76. La Cour observe qu’il résulte des circonstances de l’espèce (paragraphes 21 et 22 ci-dessus) que, si le ministre de l’intérieur a décidé le 14 août 2015 d’expulser le requérant, cette décision ne lui a été notifiée que le 22 septembre 2015, soit plus d’un mois plus tard. La Cour souligne la durée anormalement longue de cette notification, alors que celle-ci ne devait pas présenter de difficultés particulières, le requérant étant détenu au centre pénitentiaire de Réau.

Elle observe également que le jour de cette notification tardive était également celui de la libération du requérant.

La Cour relève aussi que la notification des deux arrêtés d’expulsion et désignant le Maroc comme pays de destination, dont la réunion était nécessaire à l’éloignement effectif du requérant, n’a été achevée que le jour de la libération du requérant.

La Cour souligne qu’ensuite, dès sa libération, le requérant a été immédiatement emmené à l’aéroport afin d’être effectivement renvoyé vers le Maroc. Elle constate que l’exécution d’une telle expulsion est nécessairement précédée par la réalisation de certaines démarches, dont la plus évidente est la réservation d’un billet d’avion. Elle note également que l’avocat du requérant a affirmé, sans être démenti par le Gouvernement, que la préfecture de Seine et Marne lui avait certifié, ce même jour, qu’aucune décision n’avait encore été prise.

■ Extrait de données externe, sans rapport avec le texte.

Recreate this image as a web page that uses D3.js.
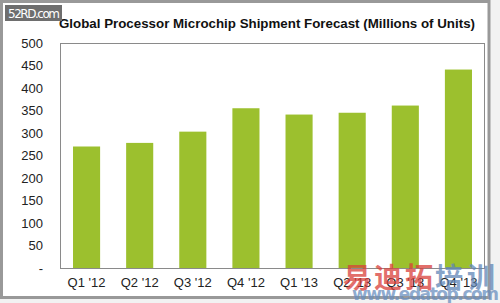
<!DOCTYPE html>
<html><head><meta charset="utf-8">
<script src="https://cdn.jsdelivr.net/npm/d3@7"></script>
<style>body{margin:0;background:#fff}svg{display:block}</style>
</head><body>
<svg id="c" width="500" height="303"></svg>
<script>
const categories = ["Q1 '12","Q2 '12","Q3 '12","Q4 '12","Q1 '13","Q2 '13","Q3 '13","Q4 '13"];
const shipments = [270, 278, 303, 355, 341, 345, 361, 441];
const yTicks = [0, 50, 100, 150, 200, 250, 300, 350, 400, 450, 500];
const title = "Global Processor Microchip Shipment Forecast (Millions of Units)";

const svg = d3.select("#c");
const font = "'Liberation Sans', Arial, sans-serif";
const m = {left: 60, right: 485, top: 43, bottom: 268};

// outer frame
svg.append("rect").attr("x",0).attr("y",0).attr("width",500).attr("height",303).attr("fill","#f2f2f2");
svg.append("rect").attr("x",1.5).attr("y",1.5).attr("width",487.5).attr("height",296).attr("fill","#fff").attr("stroke","#999").attr("stroke-width",3);

const x = d3.scaleBand().domain(categories).range([m.left, m.right]).paddingInner(0.49).paddingOuter(0.245);
const y = d3.scaleLinear().domain([0, 500]).range([m.bottom, m.top]);

// plot border
svg.append("rect").attr("x",m.left+0.5).attr("y",m.top+0.5).attr("width",m.right-m.left-1).attr("height",m.bottom-m.top).attr("fill","none").attr("stroke","#8a8a8a").attr("stroke-width",1);

// bars
svg.append("g").selectAll("rect").data(shipments).join("rect")
  .attr("x",(d,i)=>x(categories[i]))
  .attr("y",d=>y(d))
  .attr("width",x.bandwidth())
  .attr("height",d=>y(0)-y(d))
  .attr("fill","#9cc02e");

// y axis
const ya = svg.append("g").attr("transform",`translate(${m.left},0)`)
  .call(d3.axisLeft(y).tickValues(yTicks).tickSize(0).tickPadding(17).tickFormat(d=> d===0 ? "-" : d));
ya.select(".domain").remove();
ya.selectAll("text").attr("font-family",font).attr("font-size",13).attr("fill","#222");

// x axis
const xa = svg.append("g").attr("transform",`translate(0,${m.bottom})`)
  .call(d3.axisBottom(x).tickSize(0).tickPadding(10));
xa.select(".domain").remove();
xa.selectAll("text").attr("font-family",font).attr("font-size",13).attr("fill","#222");

// title
svg.append("text").attr("x",59).attr("y",28).attr("font-family",font).attr("font-weight","bold")
  .attr("font-size",13).attr("fill","#111").attr("textLength",416).attr("lengthAdjust","spacingAndGlyphs").text(title);

// watermark top-left
svg.append("rect").attr("x",5).attr("y",5).attr("width",57).attr("height",16).attr("fill","#6e6e6e");
svg.append("text").attr("x",8).attr("y",18).attr("font-family","'DejaVu Sans', sans-serif").attr("font-size",12).attr("fill","#fff").attr("textLength",52).text("52RD.com");

// watermark bottom-right
const wm = svg.append("g").attr("opacity",0.75);
wm.append("text").attr("x",343).attr("y",288).attr("font-family","'Noto Sans CJK SC', sans-serif").attr("font-weight","bold").attr("font-size",28).attr("fill","#d9403a").attr("textLength",90).text("易迪拓");
wm.append("text").attr("x",435).attr("y",288).attr("font-family","'Noto Sans CJK SC', sans-serif").attr("font-weight","bold").attr("font-size",28).attr("fill","#5f86b8").attr("textLength",60).text("培训");
wm.append("text").attr("x",352).attr("y",300).attr("font-family","'DejaVu Sans', sans-serif").attr("font-weight","bold").attr("font-size",17).attr("fill","#6a8fbf").attr("textLength",147).text("www.edatop.com");
</script>
</body></html>
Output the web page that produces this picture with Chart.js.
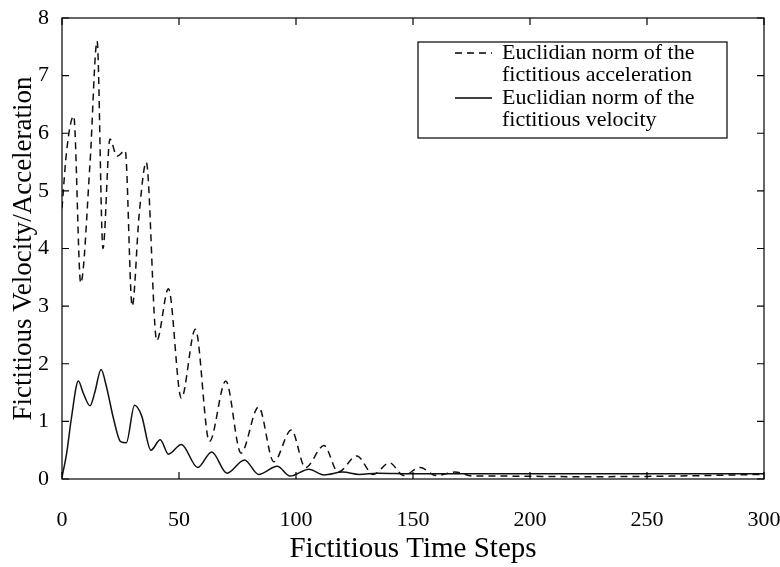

La Cour relève ainsi que le renvoi du requérant vers le Maroc a eu lieu environ cinq heures après la notification de la décision d’expulsion, pourtant édictée plus d’un mois avant sa notification.

La Cour retient qu’il résulte de ce contraste que le requérant n’a pas disposé d’un délai suffisant pour demander de façon effective à la Cour la suspension d’une décision que l’Etat défendeur avait pourtant déjà prise de longue date.

77. La Cour en conclut que les autorités françaises ont délibérément et de manière irréversible, amoindri le niveau de protection des droits énoncés dans l’article 3 de la Convention que le requérant cherchait à faire respecter en introduisant sa demande devant la Cour. Dans les circonstances de l’espèce, l’expulsion a pour le moins ôté toute utilité à l’éventuel constat de violation de la Convention, le requérant ayant été éloigné vers un pays qui n’est pas partie à cet instrument, où il alléguait risquer d’être soumis à des traitements contraires à celle-ci.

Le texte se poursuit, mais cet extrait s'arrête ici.